If you work in advertising, public relations or marketing communications, I’m willing to bet your job description has either changed recently or will change in the very near future. We all know why. Content can now be produced and distributed by anyone, anytime – and the competition for attention is fierce.
As communicators, we can no longer rely on traditional ways of thinking and operating. We must define new content-creation approaches, put the right people in new, content-centric jobs and deliver relevant, interesting content with incredible speed. It’s a huge undertaking, but in my mind, we either change or perish.
As we have seen, the agencies are coming at the content challenge in a variety of ways and, as a result, disciplines are blurring. Ad agencies are creating informational content. Digital shops are managing social media. Media buying companies are building distribution channels. PR firms are doing all of the above.

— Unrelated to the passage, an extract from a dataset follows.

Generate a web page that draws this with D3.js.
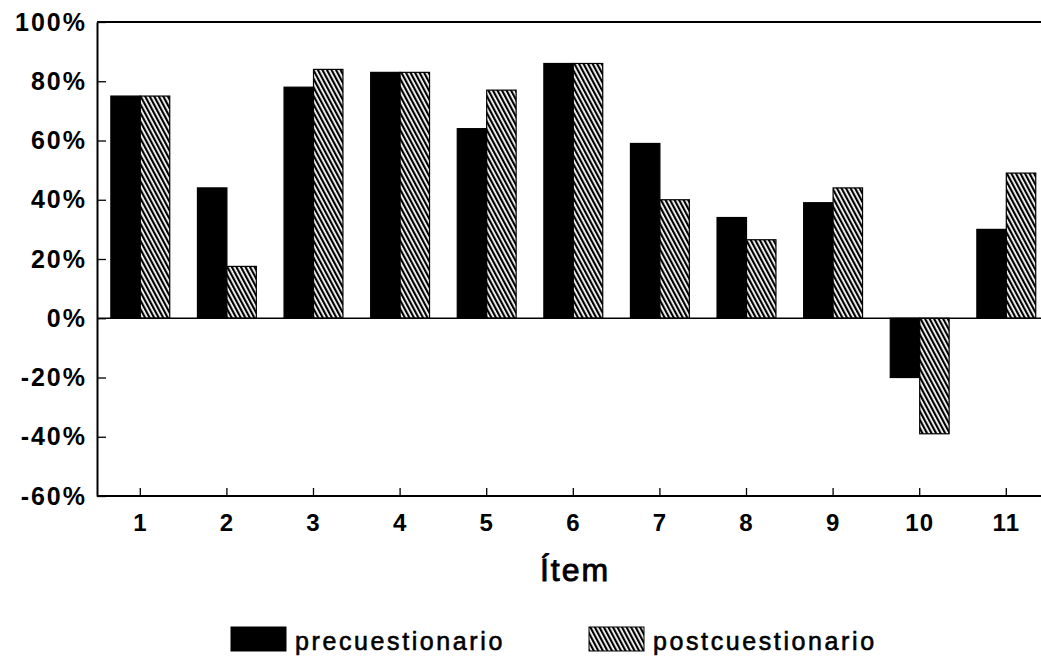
<!DOCTYPE html>
<html>
<head>
<meta charset="utf-8">
<script src="https://cdn.jsdelivr.net/npm/d3@7"></script>
<style>
  body { margin: 0; background: #fff; }
  svg { display: block; }
</style>
</head>
<body>
<div id="chart"></div>
<script>
// data
var items = ["1", "2", "3", "4", "5", "6", "7", "8", "9", "10", "11"];
var series = ["precuestionario", "postcuestionario"];
var preValues = [75, 44, 78, 83, 64, 86, 59, 34, 39, -20, 30];
var postValues = [75, 17.5, 84, 83, 77, 86, 40, 26.5, 44, -39, 49];
var yTicks = [-60, -40, -20, 0, 20, 40, 60, 80, 100];

var svgWidth = 1041;
var svgHeight = 657;

var margin = { top: 22, left: 97, bottom: 161 };

var rows = items.map(function(d, i) {
  return { item: d, values: [
    { key: series[0], value: preValues[i] },
    { key: series[1], value: postValues[i] }
  ] };
});

var svg = d3.select("#chart")
  .append("svg")
  .attr("width", svgWidth)
  .attr("height", svgHeight);

// hatch pattern for postcuestionario
var defs = svg.append("defs");
defs.append("pattern")
  .attr("id", "hatch")
  .attr("patternUnits", "userSpaceOnUse")
  .attr("width", 4)
  .attr("height", 4)
  .attr("patternTransform", "rotate(-28)")
  .call(function(p) {
    p.append("rect").attr("width", 4).attr("height", 4).attr("fill", "#fff");
    p.append("rect").attr("width", 2.2).attr("height", 4).attr("fill", "#000");
  });

// scales
var x0 = d3.scaleBand()
  .domain(items)
  .range([margin.left, margin.left + 11 * 86.6])
  .paddingInner(0.32)
  .paddingOuter(0.16);

var x1 = d3.scaleBand()
  .domain(series)
  .range([0, x0.bandwidth()]);

var y = d3.scaleLinear()
  .domain([-60, 100])
  .range([svgHeight - margin.bottom, margin.top]);

var fill = d3.scaleOrdinal()
  .domain(series)
  .range(["#000", "url(#hatch)"]);

// bars
var groups = svg.append("g")
  .selectAll("g")
  .data(rows)
  .enter()
  .append("g")
  .attr("transform", d => `translate(${x0(d.item)},0)`);

groups.selectAll("rect")
  .data(d => d.values)
  .enter()
  .append("rect")
  .attr("x", d => x1(d.key))
  .attr("y", d => y(Math.max(0, d.value)))
  .attr("width", x1.bandwidth())
  .attr("height", d => Math.abs(y(d.value) - y(0)))
  .attr("fill", d => fill(d.key))
  .attr("stroke", "#000")
  .attr("stroke-width", 1.2);

// frame lines: top, zero line
svg.append("line")
  .attr("x1", margin.left).attr("x2", svgWidth)
  .attr("y1", y(100)).attr("y2", y(100))
  .attr("stroke", "#000").attr("stroke-width", 2);

svg.append("line")
  .attr("x1", margin.left).attr("x2", svgWidth)
  .attr("y1", y(0)).attr("y2", y(0))
  .attr("stroke", "#000").attr("stroke-width", 1.3);

// axes
var leftAxis = d3.axisLeft(y)
  .tickValues(yTicks)
  .tickFormat(d => d + "%")
  .tickSizeInner(-9)
  .tickSizeOuter(0)
  .tickPadding(10);

var bottomAxis = d3.axisBottom(x0)
  .tickSizeInner(-8)
  .tickSizeOuter(0)
  .tickPadding(18);

var yAxisG = svg.append("g")
  .attr("transform", `translate(${margin.left},0)`)
  .call(leftAxis);

var xAxisG = svg.append("g")
  .attr("transform", `translate(0,${y(-60)})`)
  .call(bottomAxis);

[yAxisG, xAxisG].forEach(function(g) {
  g.select(".domain").attr("stroke", "#000").attr("stroke-width", 2);
  g.selectAll(".tick line").attr("stroke", "#000").attr("stroke-width", 1.3);
  g.selectAll("text")
    .attr("fill", "#000")
    .attr("font-family", "'Liberation Sans', Arial, sans-serif")
    .attr("font-weight", "bold");
});

yAxisG.selectAll("text")
  .attr("font-size", "25px")
  .attr("letter-spacing", "2px");

xAxisG.selectAll("text")
  .attr("font-size", "24px")
  .attr("letter-spacing", "1px");

xAxisG.select(".domain").attr("d", `M${margin.left},0H${svgWidth}`);

// axis title
svg.append("text")
  .attr("x", 575)
  .attr("y", 581)
  .attr("text-anchor", "middle")
  .attr("font-family", "'Liberation Sans', Arial, sans-serif")
  .attr("font-size", "32px")
  .attr("letter-spacing", "2px")
  .attr("fill", "#000")
  .attr("stroke", "#000")
  .attr("stroke-width", 0.9)
  .text("Ítem");

// legend
var legendX = [231, 589];
var legend = svg.append("g")
  .selectAll("g")
  .data(series)
  .enter()
  .append("g")
  .attr("transform", (d, i) => `translate(${legendX[i]},627)`);

legend.append("rect")
  .attr("width", 55)
  .attr("height", 24)
  .attr("fill", d => fill(d))
  .attr("stroke", "#000")
  .attr("stroke-width", 1);

legend.append("text")
  .attr("x", 64)
  .attr("y", 23)
  .attr("font-family", "'Liberation Sans', Arial, sans-serif")
  .attr("font-size", "25px")
  .attr("letter-spacing", "2.6px")
  .attr("fill", "#000")
  .attr("stroke", "#000")
  .attr("stroke-width", 0.6)
  .text(d => d);
</script>
</body>
</html>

The content challenge will have winners and losers. In my opinion, managing this transformation to content requires fundamental and structural changes to agency business models. Only those with the courage to reshape their organizations for this new environment will win.
Content-centric marketing and communication is not window dressing. It’s not just a new product offering, a bolt-on division or agency rebranding. It is a fundamental shift in the way communication firms must operate. It requires the right structure, super-efficient processes and account teams who can create and distribute dynamic, measurable content centered on clearly articulated strategies.
Content communication means thinking across multiple platforms and translating ideas into compelling stories in real time. In some ways, it isn’t that different from what PR firms have always done. We routinely, “think on our feet,” and deal with the 24-hour news cycle. We know what’s required and how to make it work. The winners here will be able to deliver a breakthrough-level of creativity and know-how in real-time that keeps pace with the velocity of communications.
Although I think PR agencies have the edge in the new content environment, we too face challenges. To deliver the results our clients expect, we may have to step outside our recruiting comfort zones and be willing to hire new kinds of talent. Creative directors, producers, copy writers and art designers who are typically drawn to ad agencies have to be convinced their best opportunities are now in PR. Clients have to be educated on their roles in managing content differently. Taking months to plan and perfect an ad campaign is a luxury they can no longer afford. And approvals and legal reviews must be accelerated before key content moments are lost.
Winners in the evolving world of content communications must be comfortable with change. We need vision, versatility and especially, velocity. Perhaps most important of all, we must have the courage to step forward and rethink our own roles as we navigate this new terrain.
Renee Wilson is president of MSLGroup North America.